Short exercise: Starting with the first line of the data below, copy each line up to and including the one containing "closed=True)". Pictures stay out.

— START OF Recorded data —

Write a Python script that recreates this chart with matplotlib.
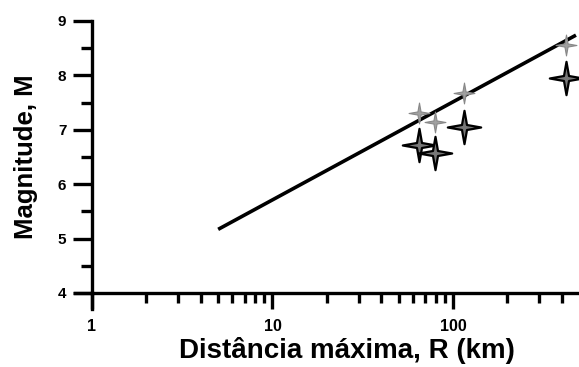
import numpy as np
import matplotlib.pyplot as plt
from matplotlib.path import Path
from matplotlib.ticker import LogLocator, FixedLocator, MultipleLocator, NullFormatter

plt.rcParams['font.family'] = ['Liberation Sans', 'DejaVu Sans']
plt.rcParams['font.weight'] = 'bold'

# data
dist_km = [65, 79, 115, 425]
mag_upper = [7.30, 7.14, 7.67, 8.55]
mag_lower = [6.72, 6.57, 7.06, 7.95]
line_r = [5, 480]
line_m = [5.17, 8.74]

# concave four pointed star
k = 0.15
star = Path([(0, 1), (k, k), (1, 0), (k, -k), (0, -1), (-k, -k), (-1, 0), (-k, k), (0, 1)],
            closed=True)

fig = plt.figure(figsize=(5.79, 3.67), dpi=100)
ax = fig.add_axes([92 / 579, 74 / 367, 487 / 579, 272 / 367])

ax.plot(line_r, line_m, color='black', lw=2.6, solid_capstyle='butt', zorder=2)
ax.plot(dist_km, mag_upper, ls='none', marker=star, ms=15, mfc='#a0a0a0',
        mec='#888888', mew=0.8, zorder=3)
ax.plot(dist_km, mag_lower, ls='none', marker=star, ms=24, mfc='#787878',
        mec='black', mew=1.6, zorder=4)

ax.set_xscale('log')
ax.set_xlim(1, 499)
ax.set_ylim(4, 9)

ax.xaxis.set_major_locator(FixedLocator([1, 10, 100]))
ax.xaxis.set_minor_locator(LogLocator(base=10, subs=np.arange(2, 10)))
ax.xaxis.set_minor_formatter(NullFormatter())
ax.set_xticklabels(['1', '10', '100'])
ax.yaxis.set_major_locator(MultipleLocator(1))
ax.yaxis.set_minor_locator(MultipleLocator(0.5))

for s in ['top', 'right']:
    ax.spines[s].set_visible(False)
for s in ['left', 'bottom']:
    ax.spines[s].set_linewidth(2.4)

ax.xaxis.set_tick_params(which='major', direction='out', length=11.5, width=2.4, pad=7, labelsize=11.5)
ax.xaxis.set_tick_params(which='minor', direction='out', length=7, width=2.4)
ax.yaxis.set_tick_params(which='major', direction='out', length=13.5, width=2.4, pad=5, labelsize=11)
ax.yaxis.set_tick_params(which='minor', direction='out', length=8, width=2.4)

# spines crossing past the origin
ax.plot([-0.035, 0], [0, 0], transform=ax.transAxes, color='black', lw=2.4, clip_on=False)
ax.plot([0, 0], [-0.06, 0], transform=ax.transAxes, color='black', lw=2.4, clip_on=False)

ax.set_xlabel('Distância máxima, R (km)', fontsize=20, fontweight='bold')
ax.xaxis.set_label_coords(0.523, -0.16)
ax.set_ylabel('Magnitude, M', fontsize=18.5, fontweight='bold', labelpad=14)

fig.savefig('out.png', dpi=100)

— END OF Recorded data —

Written response:
Write a Python script that recreates this chart with matplotlib.
import numpy as np
import matplotlib.pyplot as plt
from matplotlib.path import Path
from matplotlib.ticker import LogLocator, FixedLocator, MultipleLocator, NullFormatter

plt.rcParams['font.family'] = ['Liberation Sans', 'DejaVu Sans']
plt.rcParams['font.weight'] = 'bold'

# data
dist_km = [65, 79, 115, 425]
mag_upper = [7.30, 7.14, 7.67, 8.55]
mag_lower = [6.72, 6.57, 7.06, 7.95]
line_r = [5, 480]
line_m = [5.17, 8.74]

# concave four pointed star
k = 0.15
star = Path([(0, 1), (k, k), (1, 0), (k, -k), (0, -1), (-k, -k), (-1, 0), (-k, k), (0, 1)],
            closed=True)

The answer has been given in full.